[Start]
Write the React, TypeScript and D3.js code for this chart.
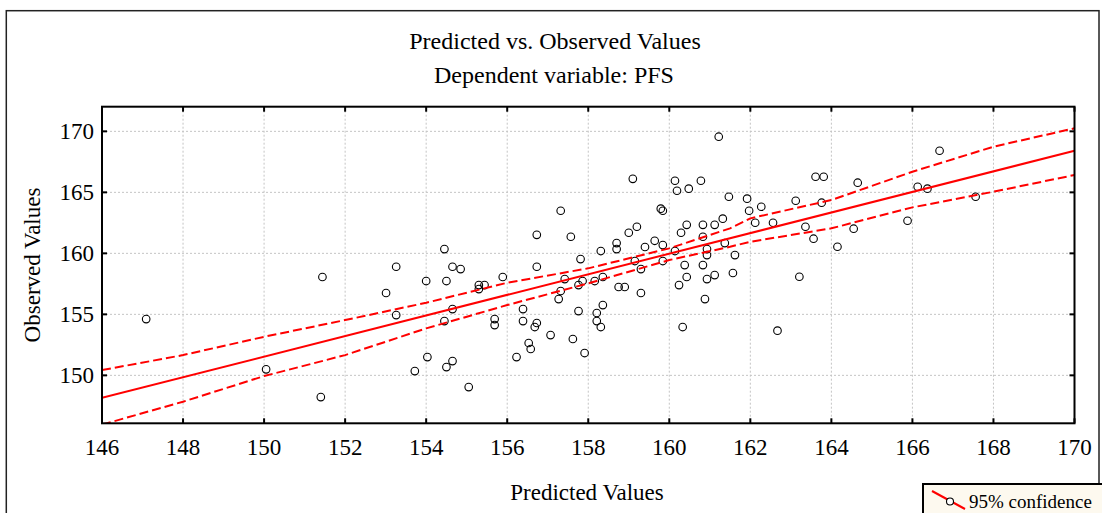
import React from "react";
import * as d3 from "d3";

// predicted (x) / observed (y) pairs
const predicted = [
  147.09, 150.05, 151.44, 151.4, 153.01, 153.26, 153.26, 153.72, 154.0, 154.03,
  154.45, 154.5, 154.65, 154.85, 154.65, 154.45, 154.5, 154.65, 155.05, 155.3,
  155.3, 155.44, 155.89, 155.69, 155.69, 156.39, 156.39, 156.68, 156.73, 156.53,
  156.58, 156.23, 156.73, 156.73, 157.07, 157.32, 157.57, 157.42, 157.32, 157.27,
  157.81, 157.86, 157.76, 157.76, 157.62, 157.91, 158.16, 158.36, 158.31, 158.36,
  158.21, 158.21, 158.31, 158.7, 158.7, 158.75, 158.9, 159.0, 159.2, 159.1,
  159.15, 159.3, 159.3, 159.4, 159.64, 159.79, 159.84, 159.84, 159.84, 160.14,
  160.19, 160.48, 160.78, 160.14, 160.29, 160.43, 160.38, 160.43, 160.24, 160.33,
  160.83, 160.83, 161.12, 161.32, 161.22, 161.47, 160.93, 160.93, 160.83, 160.93,
  161.12, 160.88, 161.37, 161.62, 161.57, 161.92, 161.97, 162.27, 162.12, 162.56,
  162.67, 163.12, 163.21, 163.36, 163.56, 163.61, 163.81, 163.76, 164.15, 164.55,
  164.65, 165.88, 166.13, 166.37, 166.67, 167.56,
];
const observed = [
  154.61, 150.49, 158.06, 148.22, 156.75, 158.9, 154.94, 150.35, 157.73, 151.5,
  160.35, 157.73, 158.9, 158.71, 155.43, 154.45, 150.68, 151.17, 149.04, 157.4,
  157.07, 157.4, 158.06, 154.61, 154.12, 155.43, 154.45, 153.96, 154.29, 152.65,
  152.16, 151.5, 161.52, 158.9, 153.3, 163.49, 161.36, 157.89, 156.91, 156.25,
  159.53, 157.73, 157.4, 155.27, 152.98, 151.83, 157.73, 158.06, 160.19, 155.76,
  155.11, 154.45, 153.96, 160.84, 160.35, 157.24, 157.24, 161.69, 162.18, 166.11,
  159.37, 158.71, 156.75, 160.52, 161.03, 163.66, 163.49, 160.68, 159.37, 165.95,
  165.13, 165.3, 165.95, 160.19, 161.69, 162.34, 159.04, 158.06, 157.4, 153.96,
  162.34, 161.36, 162.34, 162.84, 169.56, 164.64, 160.35, 159.86, 159.04, 157.89,
  158.22, 156.25, 160.84, 159.86, 158.39, 164.48, 163.49, 163.82, 162.51, 162.51,
  153.66, 164.31, 158.08, 162.18, 161.2, 166.28, 166.28, 164.15, 160.54, 162.02,
  165.79, 162.67, 165.46, 165.3, 168.41, 164.64,
];

// fitted line end points
const fitX = [146, 170];
const fitY = [148.16, 168.41];

// 95% confidence band, read at these x positions
const bandX = [146, 148, 150, 152, 154, 156, 158, 160, 161.5, 162, 164, 166, 168, 170];
const bandUpper = [150.43, 151.66, 153.16, 154.53, 155.95, 157.59, 158.77, 160.41, 162.05, 162.87, 164.37, 166.69, 168.74, 170.25];
const bandLower = [145.96, 147.84, 149.94, 151.66, 153.85, 155.76, 157.54, 159.45, 160.54, 160.95, 162.05, 163.77, 165.05, 166.42];

const xTicks = [146, 148, 150, 152, 154, 156, 158, 160, 162, 164, 166, 168, 170];
const yTicks = [150, 155, 160, 165, 170];
const xDomain = [146, 170];
const yDomain = [146.07, 172.02];

const FONT = "'Liberation Serif', 'Times New Roman', serif";

export default function App() {
  const W = 1102, H = 513;
  const left = 102, right = 1074.5, top = 106.7, bottom = 423.3;

  const x = d3.scaleLinear().domain(xDomain).range([left, right]);
  const y = d3.scaleLinear().domain(yDomain).range([bottom, top]);

  const fitLine = d3.line<number>().x((d) => x(d)).y((_, i) => y(fitY[i]));
  const upLine = d3.line<number>().x((d) => x(d)).y((_, i) => y(bandUpper[i]));
  const loLine = d3.line<number>().x((d) => x(d)).y((_, i) => y(bandLower[i]));

  return (
    <div style={{ position: "absolute", left: 0, top: 0 }}>
      <svg width={W} height={H} style={{ display: "block", background: "#fff" }} fontFamily={FONT}>
        <defs>
          <clipPath id="plotClip">
            <rect x={left} y={top} width={right - left} height={bottom - top} />
          </clipPath>
        </defs>

        {/* outer frame */}
        <rect x={6.3} y={10.7} width={1092.7} height={520} fill="none" stroke="#222" strokeWidth={1.5} />

        <text x={555} y={49.3} fontSize={24} textAnchor="middle" fill="#000">Predicted vs. Observed Values</text>
        <text x={554} y={83.3} fontSize={24} textAnchor="middle" fill="#000">Dependent variable: PFS</text>

        {/* grid */}
        <g stroke="#c4c4c4" strokeWidth={1} strokeDasharray="2,2">
          {xTicks.slice(1, -1).map((t) => (
            <line key={"gx" + t} x1={x(t)} x2={x(t)} y1={top} y2={bottom} />
          ))}
          {yTicks.map((t) => (
            <line key={"gy" + t} x1={left} x2={right} y1={y(t)} y2={y(t)} />
          ))}
        </g>

        {/* points */}
        <g fill="none" stroke="#000" strokeWidth={1.1}>
          {predicted.map((p, i) => (
            <circle key={i} cx={x(p)} cy={y(observed[i])} r={3.8} />
          ))}
        </g>

        <g clipPath="url(#plotClip)" fill="none" stroke="#ff0000" strokeWidth={2}>
          <path d={fitLine(fitX) || ""} />
          <path d={upLine(bandX) || ""} strokeDasharray="9,4" />
          <path d={loLine(bandX) || ""} strokeDasharray="9,4" />
        </g>

        {/* plot frame + ticks */}
        <rect x={left} y={top} width={right - left} height={bottom - top} fill="none" stroke="#000" strokeWidth={2} />
        <g stroke="#000" strokeWidth={2}>
          {xTicks.map((t) => (
            <g key={"tx" + t}>
              <line x1={x(t)} x2={x(t)} y1={bottom} y2={bottom - 5} />
              <line x1={x(t)} x2={x(t)} y1={top} y2={top + 5} />
            </g>
          ))}
          {yTicks.map((t) => (
            <g key={"ty" + t}>
              <line x1={left} x2={left + 5} y1={y(t)} y2={y(t)} />
              <line x1={right} x2={right - 5} y1={y(t)} y2={y(t)} />
            </g>
          ))}
        </g>

        {/* tick labels */}
        <g fontSize={23} fill="#000">
          {xTicks.map((t) => (
            <text key={"lx" + t} x={x(t)} y={455} textAnchor="middle">{t}</text>
          ))}
          {yTicks.map((t) => (
            <text key={"ly" + t} x={94} y={y(t)} dy="0.35em" textAnchor="end">{t}</text>
          ))}
        </g>

        <text x={587} y={500} fontSize={23} textAnchor="middle" fill="#000">Predicted Values</text>
        <text transform="translate(40,265) rotate(-90)" fontSize={23} textAnchor="middle" fill="#000">Observed Values</text>

        {/* legend */}
        <rect x={923} y={484} width={200} height={50} fill="#fdf9ef" stroke="#000" strokeWidth={2} />
        <line x1={932} y1={491} x2={965} y2={509} stroke="#ff0000" strokeWidth={2} />
        <circle cx={950} cy={501.5} r={3.5} fill="#fff" stroke="#000" strokeWidth={1.1} />
        <text x={969} y={507.7} fontSize={19} fill="#000">95% confidence</text>
      </svg>
    </div>
  );
}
[End]
• [Requirements]
Set down again, exactly, the lines of the material above from its first line to the one with "import * as", inclusive. Leave the pictures out.

• [Result of the exercise]
Write the React, TypeScript and D3.js code for this chart.
import React from "react";
import * as d3 from "d3";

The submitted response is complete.